US Supreme Court declines to review ruling on NMI cockfighting ban

THE U.S. Supreme Court has declined to review the U.S. Court of Appeals for the Ninth District’s order affirming the District Court for the NMI’s ruling that the federal ban on cockfighting applies to the Commonwealth and does not intrude on its right to self-governance. 

U.S. Supreme Court Clerk Scott Harris, in a one-page letter to the Ninth Circuit clerk on March 31, 2025, stated: “The Court today entered the following order in the above-entitled case: The petition for a writ of certiorari is denied.”

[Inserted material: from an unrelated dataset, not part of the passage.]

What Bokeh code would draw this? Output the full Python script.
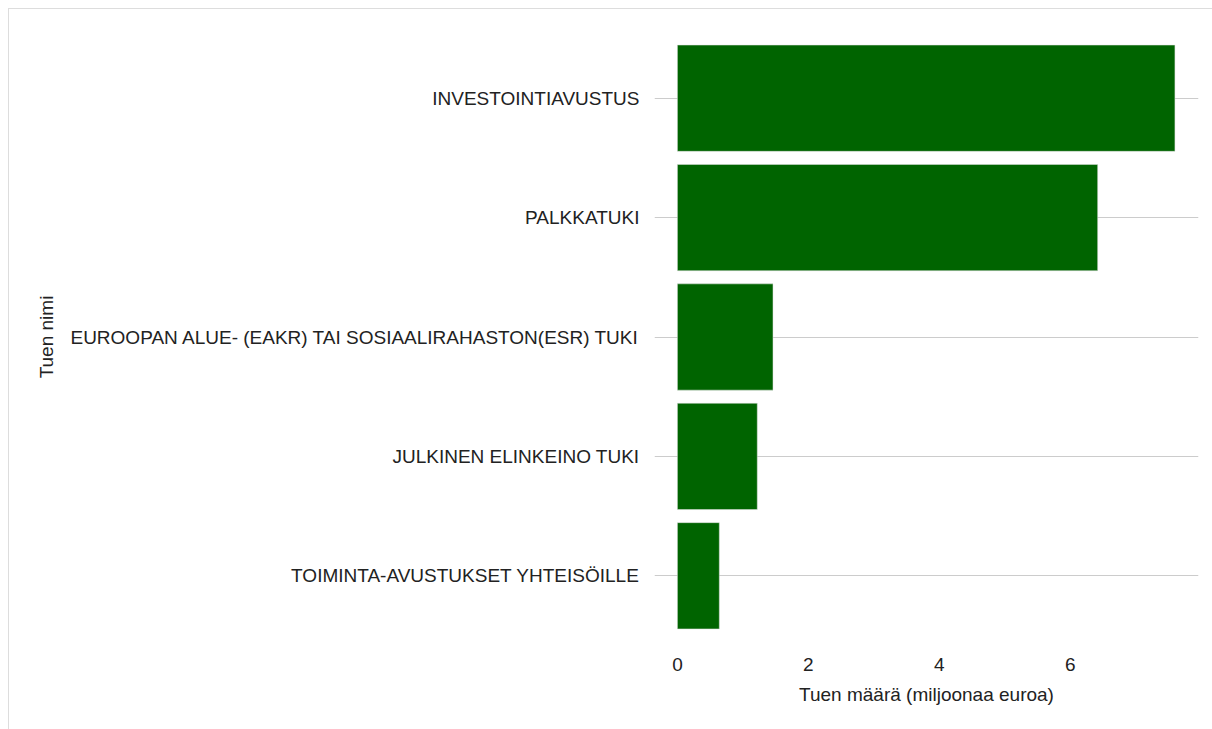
from bokeh.plotting import figure
from bokeh.models import ColumnDataSource, Range1d, FactorRange
from bokeh.embed import file_html
from bokeh.resources import INLINE

categories = [
    "INVESTOINTIAVUSTUS",
    "PALKKATUKI",
    "EUROOPAN ALUE- (EAKR) TAI SOSIAALIRAHASTON(ESR) TUKI",
    "JULKINEN ELINKEINO TUKI",
    "TOIMINTA-AVUSTUKSET YHTEISÖILLE",
]
values = [7.6, 6.42, 1.46, 1.22, 0.64]
x_ticks = [0, 2, 4, 6]

source = ColumnDataSource(data=dict(name=categories, amount=values))

p = figure(
    width=1204, height=721,
    y_range=FactorRange(factors=list(reversed(categories)), range_padding=0),
    x_range=Range1d(-0.35, 7.96),
    output_backend="svg", toolbar_location=None,
    min_border_left=645, min_border_right=15, min_border_top=29, min_border_bottom=95,
)
p.margin = (8, 0, 0, 8)
p.styles = {"border-top": "1px solid #dddddd", "border-left": "1px solid #dddddd"}

p.hbar(y="name", right="amount", left=0, height=0.89, source=source,
       fill_color="#006400", line_color="#e0e0e0", line_width=0.5)

p.outline_line_color = None
p.background_fill_color = "white"
p.border_fill_color = "white"

p.xgrid.grid_line_color = None
p.ygrid.grid_line_color = "#cccccc"
p.ygrid.grid_line_width = 1

p.xaxis.ticker = x_ticks
p.xaxis.axis_line_color = None
p.xaxis.major_tick_line_color = None
p.xaxis.minor_tick_line_color = None
p.xaxis.major_label_standoff = 16
p.xaxis.axis_label = "Tuen määrä (miljoonaa euroa)"
p.xaxis.axis_label_standoff = 10

p.yaxis.axis_line_color = None
p.yaxis.major_tick_line_color = None
p.yaxis.minor_tick_line_color = None
p.yaxis.major_label_standoff = 9
p.yaxis.axis_label = "Tuen nimi"
p.yaxis.axis_label_standoff = 10

for ax in (p.xaxis, p.yaxis):
    ax.major_label_text_font = "Liberation Sans"
    ax.major_label_text_font_size = "19px"
    ax.major_label_text_color = "#222222"
    ax.axis_label_text_font = "Liberation Sans"
    ax.axis_label_text_font_size = "19px"
    ax.axis_label_text_font_style = "normal"
    ax.axis_label_text_color = "#222222"

open("out.html", "w").write(file_html(p, INLINE))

The petition for a writ of certiorari was filed by former Rep. Andrew S. Salas on Feb. 3, 2025.

Cornell Law School’s Legal Information Institute states that a writ of certiorari “orders a lower court to deliver its record in a case so that the higher court may review it.” It is a legal mechanism through which a higher court exercises discretionary authority to review decisions from lower federal courts or state courts of last resort. It is not an automatic right of appeal but a petition-based process where the high court selects cases to address significant legal issues.

Initially, Salas asked the federal court to declare Section 12616 of the Agriculture Improvement Act or 7 U.S.C. § 2156 not applicable to or effective in the Commonwealth of the Northern Mariana Islands. 

Salas also asked the court to issue an injunction prohibiting the U.S. government and its agents from enforcing Section 12616 of 7 U.S.C. § 2156, or any other provisions of statutory or regulatory law that depend on its validity, in the CNMI.

Salas, through attorney Joseph Horey, said the Covenant establishing a political union between the U.S. and the Northern Marianas effectively exempts the Commonwealth from federal prohibitions on cockfighting.   

In November 2022, District Court for the NMI Chief Judge Ramona V. Manglona granted the request of the U.S. Department of Justice and dismissed with prejudice Salas’ lawsuit.

In a 15-page decision and order, Judge Manglona said, “Plaintiff’s proffer of providing more facts about how deeply entrenched cockfighting is in the CNMI would not cure the deficiency. Such amendment would be futile because the federal interests in regulating interstate commerce, preventing the spread of avian flu, and ensuring the humane treatment of animals, outweigh the degree of intrusion into the internal affairs of the CNMI as it relates to the tradition of cockfighting.”

Salas then appealed to the Ninth Circuit, which affirmed the District Court’s ruling.

According to the Ninth Circuit, “Because cockfighting was lawful in both Guam and the CNMI under each jurisdiction’s own laws, cockfighting was not federally prohibited there until a 2018 Amendment to the [Animal Welfare Act], which prohibited cockfighting in every United States jurisdiction.”